▸ **Dataset section**
----------------------------------------
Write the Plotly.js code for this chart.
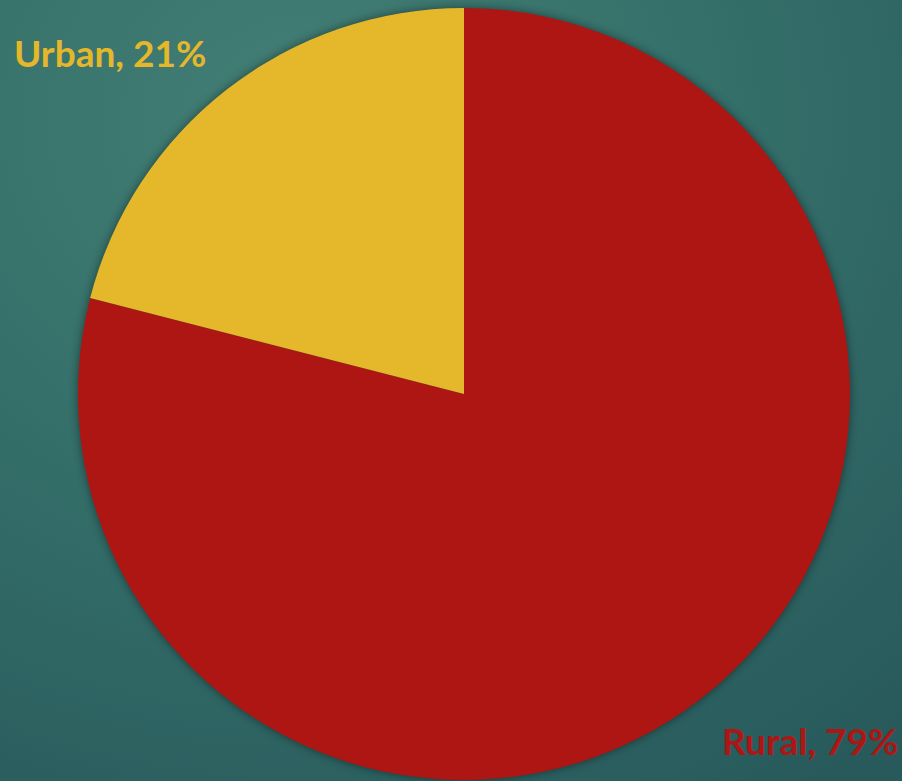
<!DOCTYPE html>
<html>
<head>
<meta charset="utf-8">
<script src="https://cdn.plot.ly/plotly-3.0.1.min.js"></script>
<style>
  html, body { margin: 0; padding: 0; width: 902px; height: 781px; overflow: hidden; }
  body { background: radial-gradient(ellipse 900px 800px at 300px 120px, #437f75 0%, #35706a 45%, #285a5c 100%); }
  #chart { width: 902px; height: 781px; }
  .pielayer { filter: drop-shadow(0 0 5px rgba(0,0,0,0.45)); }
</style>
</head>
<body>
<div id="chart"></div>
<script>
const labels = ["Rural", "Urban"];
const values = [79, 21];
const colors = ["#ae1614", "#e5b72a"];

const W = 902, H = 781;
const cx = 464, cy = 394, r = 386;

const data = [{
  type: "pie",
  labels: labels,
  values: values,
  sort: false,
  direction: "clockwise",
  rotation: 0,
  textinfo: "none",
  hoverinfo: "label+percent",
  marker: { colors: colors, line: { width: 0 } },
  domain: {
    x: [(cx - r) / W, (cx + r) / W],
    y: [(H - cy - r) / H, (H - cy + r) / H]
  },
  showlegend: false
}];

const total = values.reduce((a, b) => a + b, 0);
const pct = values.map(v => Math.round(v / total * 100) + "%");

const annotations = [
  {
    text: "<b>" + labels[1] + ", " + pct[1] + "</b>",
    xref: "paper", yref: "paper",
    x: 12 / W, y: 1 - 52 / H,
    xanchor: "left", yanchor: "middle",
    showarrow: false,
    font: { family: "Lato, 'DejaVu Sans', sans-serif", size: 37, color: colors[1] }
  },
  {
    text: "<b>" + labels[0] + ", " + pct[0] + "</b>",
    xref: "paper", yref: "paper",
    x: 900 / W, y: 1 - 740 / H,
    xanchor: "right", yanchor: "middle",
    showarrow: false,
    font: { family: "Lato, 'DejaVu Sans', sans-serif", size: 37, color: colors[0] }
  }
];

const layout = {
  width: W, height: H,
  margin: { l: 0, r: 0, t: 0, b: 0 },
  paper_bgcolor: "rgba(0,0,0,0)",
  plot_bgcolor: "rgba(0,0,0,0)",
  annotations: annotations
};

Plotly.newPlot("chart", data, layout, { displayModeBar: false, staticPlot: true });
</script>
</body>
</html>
----------------------------------------
Whichever lines contain the string "chart", select and copy them.

▸ **Worked solution**
Write the Plotly.js code for this chart.
  #chart { width: 902px; height: 781px; }
<div id="chart"></div>
Plotly.newPlot("chart", data, layout, { displayModeBar: false, staticPlot: true });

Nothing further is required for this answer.